The vouchers are funded by Congress but managed locally around the country by agencies designated by the U.S. Department of Housing and Urban Development.

In Ada County, Section 8 vouchers are distributed through the Boise City/Ada County Housing Authority in Ada County. In Canyon, Boise, Owyhee, Elmore, Gem, Payette, Adams, Washington and Valley counties, they’re distributed through the Southwestern Idaho Cooperative Housing Authority. Elsewhere in Idaho, vouchers are managed by the Idaho Housing and Finance Association.

Voucher holders are monitored throughout the process, Watson said.

8. Who gets these vouchers, and am I eligible?

Tony Torres, a housing navigator for Jesse Tree, a nonprofit that helps homeless Treasure Valley residents and those facing eviction, told the committee that four out of five Section 8 voucher holders are seniors, children and people with disabilities.
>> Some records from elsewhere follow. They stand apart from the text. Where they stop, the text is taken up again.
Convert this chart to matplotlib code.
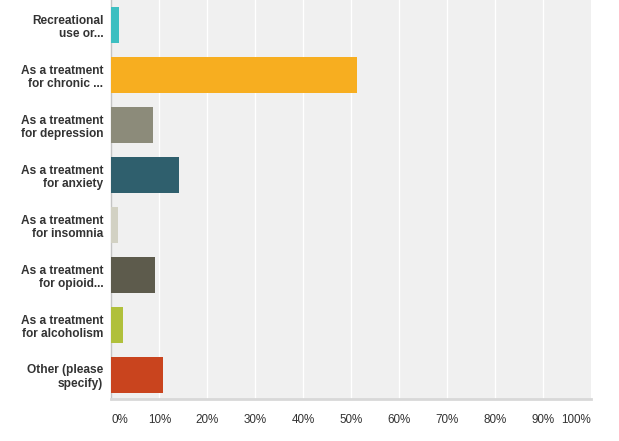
import matplotlib
matplotlib.use('Agg')
import matplotlib.pyplot as plt

# answer options (two-line labels as shown) and percent of respondents
labels = ['Recreational\nuse or...', 'As a treatment\nfor chronic ...', 'As a treatment\nfor depression',
          'As a treatment\nfor anxiety', 'As a treatment\nfor insomnia', 'As a treatment\nfor opioid...',
          'As a treatment\nfor alcoholism', 'Other (please\nspecify)']
values = [1.6, 51.1, 8.6, 14.1, 1.3, 9.1, 2.4, 10.7]
colours = ['#3dbfc1', '#f7ae20', '#8c8b7a', '#2f5f6d', '#d2d1c3', '#5d5b4c', '#b0c03b', '#c9441e']
ticks = [0, 10, 20, 30, 40, 50, 60, 70, 80, 90, 100]
tick_labels = ['0%', '10%', '20%', '30%', '40%', '50%', '60%', '70%', '80%', '90%', '100%']

plt.rcParams['font.family'] = ['Liberation Sans', 'DejaVu Sans']

fig = plt.figure(figsize=(6.19, 4.41), dpi=100, facecolor='white')
ax = fig.add_axes([111.5/619, 42/441, (591-111.5)/619, 399/441])
ax.set_facecolor('#f0f0f0')

pos = list(range(len(values)))
ax.barh(pos, values, height=0.72, color=colours, zorder=3)

ax.set_xlim(0, 100)
ax.set_ylim(7.48, -0.5)

# white vertical grid
for t in ticks[1:-1]:
	ax.axvline(t, color='white', lw=1, zorder=1)

for s in ['top', 'right']:
	ax.spines[s].set_visible(False)
ax.spines['left'].set_color('#c4c4c4')
ax.spines['left'].set_linewidth(1)
ax.spines['bottom'].set_color('#d8d8d8')
ax.spines['bottom'].set_linewidth(2)

ax.set_yticks(pos)
ax.set_yticklabels(labels, fontsize=8.6, fontweight='bold', color='#333333', linespacing=1.22)
ax.tick_params(axis='y', length=0, pad=6)

ax.set_xticks(ticks)
ax.set_xticklabels(tick_labels, fontsize=8.4, color='#333333')
ax.tick_params(axis='x', length=0, pad=11)
xl = ax.get_xticklabels()
xl[0].set_horizontalalignment('left')
xl[-1].set_horizontalalignment('right')

plt.savefig('out.png', dpi=100, facecolor='white')
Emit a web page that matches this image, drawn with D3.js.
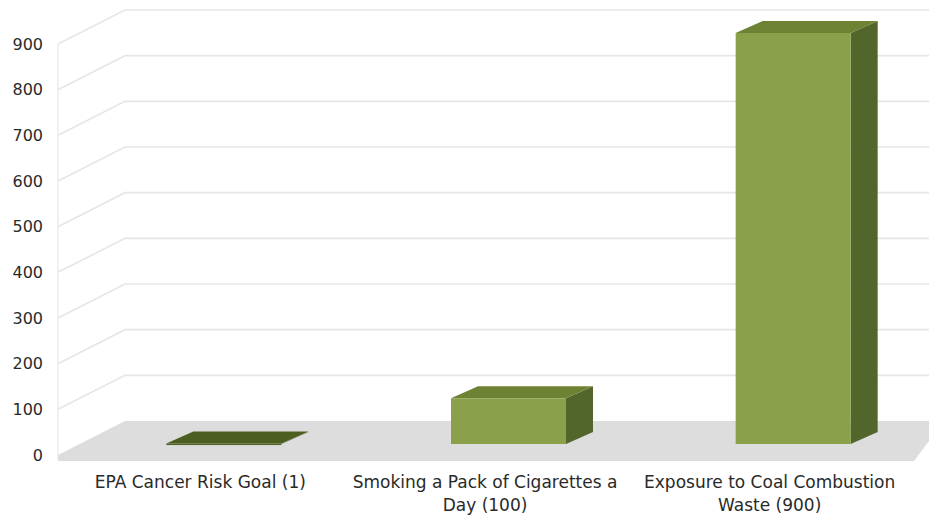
<!DOCTYPE html>
<html>
<head>
<meta charset="utf-8">
<script src="https://cdn.jsdelivr.net/npm/d3@7"></script>
<style>
  body { margin: 0; background: #fff; }
  text { font-family: "DejaVu Sans", Verdana, sans-serif; fill: #2a2a2a; }
</style>
</head>
<body>
<div id="chart"></div>
<script>
const categories = [
  "EPA Cancer Risk Goal (1)",
  "Smoking a Pack of Cigarettes a Day (100)",
  "Exposure to Coal Combustion Waste (900)"
];
const values = [1, 100, 900];
const yTicks = [0, 100, 200, 300, 400, 500, 600, 700, 800, 900];

const width = 929, height = 516;

// perspective offsets
const wallDx = 67, wallDy = -34;   // floor front -> back wall
const barDx = 27, barDy = -12;     // bar depth
const barInset = 11;               // bar front sits this far back from floor front

const left = 58, right = 912;

const svg = d3.select("#chart").append("svg")
  .attr("width", width)
  .attr("height", height);

const y = d3.scaleLinear().domain([0, 900]).range([455, 44]);
const x = d3.scaleBand().domain(categories).range([left, right]);

// floor
const y0 = y(0);
svg.append("polygon")
  .attr("points", [
    [left, y0], [left + wallDx, y0 + wallDy], [width, y0 + wallDy],
    [width, y0 - 14], [914, y0 + 6], [left, y0 + 6]
  ].map(p => p.join(",")).join(" "))
  .attr("fill", "#dddddd");

// gridlines (slanted side + back wall)
svg.append("g").selectAll("polyline")
  .data(yTicks.filter(d => d > 0))
  .enter().append("polyline")
  .attr("points", d => [
    [left, y(d)], [left + wallDx, y(d) + wallDy], [width, y(d) + wallDy]
  ].map(p => p.join(",")).join(" "))
  .attr("fill", "none")
  .attr("stroke", "#e6e6e6")
  .attr("stroke-width", 1.6);

// axis line
svg.append("line")
  .attr("x1", left).attr("x2", left)
  .attr("y1", y(900)).attr("y2", y(0) + 6)
  .attr("stroke", "#e8e8e8")
  .attr("stroke-width", 1.2);

// tick labels
svg.append("g").selectAll("text")
  .data(yTicks)
  .enter().append("text")
  .attr("x", 43)
  .attr("y", d => y(d))
  .attr("dy", "0.36em")
  .attr("text-anchor", "end")
  .attr("font-size", 16)
  .text(d => d);

// bars
const barW = 115;
const yb = v => y(v) - barInset;
const bars = svg.append("g").selectAll("g")
  .data(categories.map((c, i) => ({ c, v: values[i] })))
  .enter().append("g");

const pts = a => a.map(p => p.join(",")).join(" ");

bars.each(function(d) {
  const g = d3.select(this);
  const x0 = x(d.c) + x.bandwidth() / 2 - 34;
  const x1 = x0 + barW;
  const top = yb(d.v), bot = yb(0);
  // side
  g.append("polygon")
    .attr("points", pts([[x1, top], [x1 + barDx, top + barDy], [x1 + barDx, bot + barDy], [x1, bot]]))
    .attr("fill", "#52652a");
  // front
  g.append("rect")
    .attr("x", x0).attr("y", top)
    .attr("width", barW).attr("height", Math.max(1.5, bot - top))
    .attr("fill", d.v < 5 ? "#4f6223" : "#8aa04a");
  // top
  g.append("polygon")
    .attr("points", pts([[x0, top], [x0 + barDx, top + barDy], [x1 + barDx, top + barDy], [x1, top]]))
    .attr("fill", d.v < 5 ? "#4c5f20" : "#6e8234");
});

// category labels with wrapping
const labels = svg.append("g").selectAll("text")
  .data(categories)
  .enter().append("text")
  .attr("text-anchor", "middle")
  .attr("font-size", 17)
  .attr("x", d => x(d) + x.bandwidth() / 2)
  .attr("y", 488);

labels.each(function(d) {
  const t = d3.select(this);
  const words = d.split(" ");
  let line = [];
  let tspan = t.append("tspan").attr("x", t.attr("x")).attr("dy", 0);
  words.forEach(w => {
    line.push(w);
    tspan.text(line.join(" "));
    if (tspan.node().getComputedTextLength() > 280 && line.length > 1) {
      line.pop();
      tspan.text(line.join(" "));
      line = [w];
      tspan = t.append("tspan").attr("x", t.attr("x")).attr("dy", 23).text(w);
    }
  });
});
</script>
</body>
</html>
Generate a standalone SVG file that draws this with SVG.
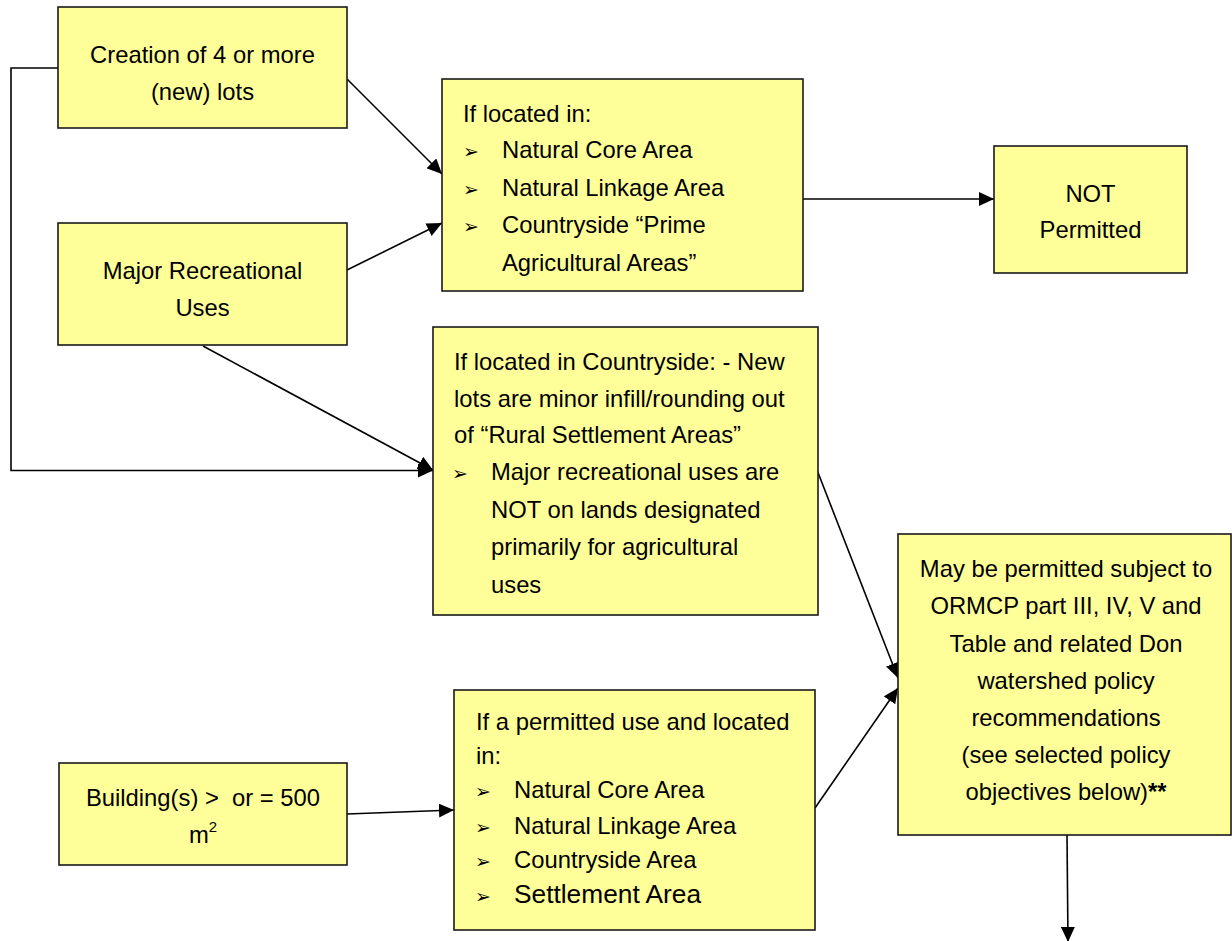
<svg xmlns="http://www.w3.org/2000/svg" width="1232" height="941" viewBox="0 0 1232 941">
<style>
.box{fill:#FFFF99;stroke:#1a1a1a;stroke-width:1.6}
text{font-family:"Liberation Sans",Arial,sans-serif;font-size:23.8px;fill:#000}
.c{text-anchor:middle}
.big{font-size:26.3px}
.blt{font-family:"DejaVu Sans",sans-serif;font-size:19px}
.conn{fill:none;stroke:#000;stroke-width:1.6}
</style>
<defs>
<marker id="ah" markerUnits="userSpaceOnUse" markerWidth="16" markerHeight="14" refX="15" refY="7" orient="auto">
<path d="M0,0 L15,7 L0,14 z" fill="#000"/>
</marker>
</defs>
<rect width="1232" height="941" fill="#fff"/>
<g id="connectors">
<line class="conn" x1="347" y1="79" x2="442" y2="174" marker-end="url(#ah)"/>
<line class="conn" x1="347" y1="270" x2="442" y2="223" marker-end="url(#ah)"/>
<line class="conn" x1="203" y1="346" x2="433" y2="470" marker-end="url(#ah)"/>
<polyline class="conn" points="58,68 11,68 11,470.5 433,470.5" marker-end="url(#ah)"/>
<line class="conn" x1="802" y1="199" x2="994" y2="199" marker-end="url(#ah)"/>
<line class="conn" x1="817" y1="470" x2="898" y2="678" marker-end="url(#ah)"/>
<line class="conn" x1="815" y1="808" x2="898" y2="688" marker-end="url(#ah)"/>
<line class="conn" x1="347" y1="814" x2="454" y2="810" marker-end="url(#ah)"/>
<line class="conn" x1="1067" y1="835" x2="1068" y2="942" marker-end="url(#ah)"/>
</g>
<g id="creation">
<rect class="box" x="58" y="7" width="289" height="121"/>
<text class="c" x="202.5" y="63">Creation of 4 or more</text>
<text class="c" x="202.5" y="100">(new) lots</text>
</g>
<g id="major-rec">
<rect class="box" x="58" y="223" width="289" height="122"/>
<text class="c" x="202.5" y="279">Major Recreational</text>
<text class="c" x="202.5" y="316">Uses</text>
</g>
<g id="located-in">
<rect class="box" x="442" y="79" width="361" height="212"/>
<text x="463" y="122">If located in:</text>
<text class="blt" x="463" y="158">➢</text>
<text x="502" y="158">Natural Core Area</text>
<text class="blt" x="463" y="196">➢</text>
<text x="502" y="196">Natural Linkage Area</text>
<text class="blt" x="463" y="233">➢</text>
<text x="502" y="233">Countryside “Prime</text>
<text x="502" y="271">Agricultural Areas”</text>
</g>
<g id="not-permitted">
<rect class="box" x="994" y="146" width="193" height="127"/>
<text class="c" x="1090.5" y="202">NOT</text>
<text class="c" x="1090.5" y="238">Permitted</text>
</g>
<g id="countryside">
<rect class="box" x="433" y="327" width="385" height="288"/>
<text x="454" y="370">If located in Countryside: - New</text>
<text x="454" y="407">lots are minor infill/rounding out</text>
<text x="454" y="443">of “Rural Settlement Areas”</text>
<text class="blt" x="452" y="480">➢</text>
<text x="491" y="480">Major recreational uses are</text>
<text x="491" y="518">NOT on lands designated</text>
<text x="491" y="555">primarily for agricultural</text>
<text x="491" y="593">uses</text>
</g>
<g id="may-be-permitted">
<rect class="box" x="898" y="534" width="333" height="301"/>
<text class="c" x="1066" y="577">May be permitted subject to</text>
<text class="c" x="1066" y="614">ORMCP part III, IV, V and</text>
<text class="c" x="1066" y="652">Table and related Don</text>
<text class="c" x="1066" y="689">watershed policy</text>
<text class="c" x="1066" y="726">recommendations</text>
<text class="c" x="1066" y="763">(see selected policy</text>
<text class="c" x="1066" y="800">objectives below)<tspan font-weight="bold">**</tspan></text>
</g>
<g id="building">
<rect class="box" x="59" y="763" width="288" height="102"/>
<text class="c" x="203" y="806" xml:space="preserve">Building(s) &gt;  or = 500</text>
<text class="c" x="203" y="843">m<tspan font-size="15" dy="-11">2</tspan></text>
</g>
<g id="permitted-use">
<rect class="box" x="454" y="690" width="361" height="240"/>
<text x="476" y="730">If a permitted use and located</text>
<text x="476" y="764">in:</text>
<text class="blt" x="475" y="798">➢</text>
<text x="514" y="798">Natural Core Area</text>
<text class="blt" x="475" y="834">➢</text>
<text x="514" y="834">Natural Linkage Area</text>
<text class="blt" x="475" y="868">➢</text>
<text x="514" y="868">Countryside Area</text>
<text class="blt" x="475" y="903">➢</text>
<text class="big" x="514" y="903">Settlement Area</text>
</g>
</svg>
In Ada County, 75% of Section 8 applicants must have income that does not exceed 30% of the median area income. That translates to $18,750 for a single person and $21,400 for two. The remaining 25% of applicants may have incomes up to 50% of the area median income, which translates to $31,200 for a single person and $35,650 for two.

HUD gives local housing authorities the authority to set their payments for Section 8 vouchers between 90% and 110% of the official “fair-market rent” set by HUD. Fair-market rents represent the cost of a “moderately priced” home in a local housing market. Both the Boise City/Ada County Housing Authority and the Southwestern Idaho Cooperative Housing Authority set their payments at the maximum 110%.

To apply for Section 8 vouchers in Southwest Idaho, visit either the Boise City/Ada County Housing Authority at bcacha.org/programs/subsidized-housing/housing-choice-voucher-section-8 or the Southwestern Idaho Cooperative Housing Authority at sicha.org. Residents of other counties can apply at idahohousing.com/rental-assistance/rental-assistance-application.

9. What comes next?

After over an hour of testimony on the bill from both sides of the argument, the committee sent the bill to the full House with a recommendation that the House pass it. It would then go to the Senate.